How important is low W & F performance anyway?

@lewm 

I think the earliest version of the 301 did use a grease lubricated bearing which then became the eddy current brake that RB describes

My Garrard 301 is the grease bearing type, and has the eddy current brake.  I am pretty sure the eddy current brake was there on every Garrard 301 and 401.

If Garrard had chosen a synchronous motor, the actual speed of the platter would depend predominantly on the diameter of the pulley on the motor shaft.  Actually, this pulley is stepped with separate diameters for 33, 45 and 78. Getting all three diameters exactly right for every deck would have been impossible, back in those days, in my opinion.
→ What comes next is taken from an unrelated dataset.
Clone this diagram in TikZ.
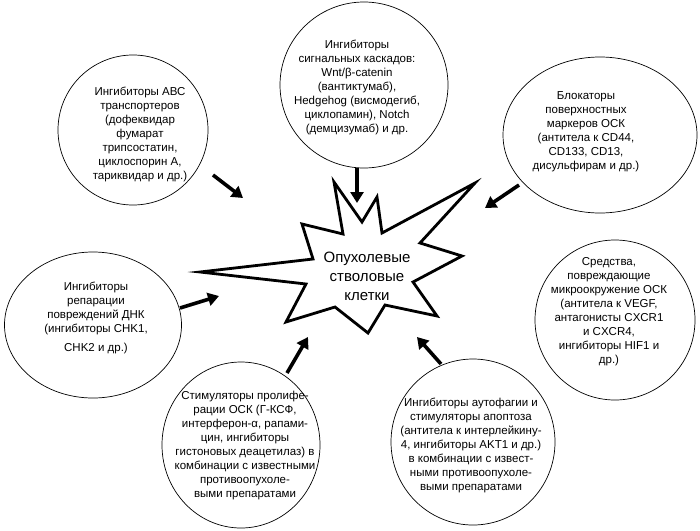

Aftermarket suppliers like the Classic Turntable Company offer replacement pulleys in multiple size increments, and recommend getting a pulley which positions the braking knob on the lighter side.  Different pulleys are needed for 50-Hz and 60-Hz operation.

These units were designed to run 24 x 7 in broadcasting studios.  The BBC would have been fastidious about speed stability, back in the day when they had a dozen self-directed audio engineers, whose speaker designs are still influential today.

@phoenixengr 

The W&F numbers for both tables are typical of belt/idler drive, but speed accuracy is more problematic.  The Holbo has a DC motor which has a negative torque/speed curve

Yes.  I posted here for several reasons.

One was to provide a data point (I cannot personally detect wow and flutter with my tables).  Maybe that's two data points.

With a plethora of standards and measures within those standards, just quoting a number is pretty meaningless unless you also quote the standard and the measure.  I was impressed with the way Garrard describe exactly what their measurements involved, and that they individually test every 301.

As I mentioned, the Holbo is pretty much a black box to me - two black boxes if you count the power / air supply box.  There is a four-wire cable from the power / air supply box which powers a DC Japanese motor (about 4-Watts) and transmits switching information, at the very least to tell the power supply when to switch on, and that the turntable has been switched off.

Garrard goes to great lengths to allow speed accuracy to be observed and corrected via a big front knob which adjusts its eddy inducing magnet.  The feedback loop is via the operator and big strobe markings cast into the rim, though.  In my experience it hardly ever needs adjusting.

Another reason behind my post was to suggest that wow and flutter can be measured and reported separately.  When these measures are combined, the same number could arise from low wow and high flutter, or high wow and low flutter.  There are unlikely to be equally annoying.

The various standards have differing filter curves, presumably to prevent rumble from affecting the flutter results, and long-term instability from affecting the wow results.  The separation of wow and flutter is at 4-Hz, as far as I know, and the curves are designed to reflect human sensitivity.  Most tests last only a second - you can't get a long-term speed stability measure in that timeframe.

At first glance, a wow and flutter measure seems to tell a casual observer the % range which a turntable's speed variation won't exceed.  Unfortunately there is much more to the standards than meets the ear 

I’m curious about the impact of platter mass on wow and flutter. My VPI has a 22Lb platter, and given Newton’s Law of F=MA , or as would be more relevant here, F/M = A, increasing the platter mass M from say, 2.2lbs to 22lbs wow, which is due to eccentricities, would be unaffected, but flutter certainly would be: the increased mass reduces the potential flutter acceleration A by a factor of 10.

Also, there has been little discussion of rumble, which is primarily a function of bearing quality, mitigated to some degree by the platter mass and/or damping. Back in the day, our entry level turntable, the Pioneer PL-12D had quite a nice tonearm, and a relatively light cast zinc platter belt driven by a synchronous motor. The only noticeable issue with it was rumble. Upgrading to a Thorens TD-160 resulted in an audibly quieter background, which we attributed to bearing quality. 

What are others experience here?

Right concept, wrong formula.  The relevant formula is for rotational inertia which for a uniform flat disc is : I=m*r^2/2.  Inertia is directly proportional to the mass, but proportional to the radius squared, so where the mass is located is more important than the mass itself.

My first table was a Pioneer PL-12DII, bought it for ~$100 in 1973 IIRC.  Hard to beat for the price, it even had a built in overhang checker.  I don't recall rumble being an issue but I did not have a better table to compare it to.  The only problem I had was the belt which stretched out over time and the slippage caused the speed to be slow by almost 10%. Since it happened slowly over time I didn't really notice it until I replaced the belt.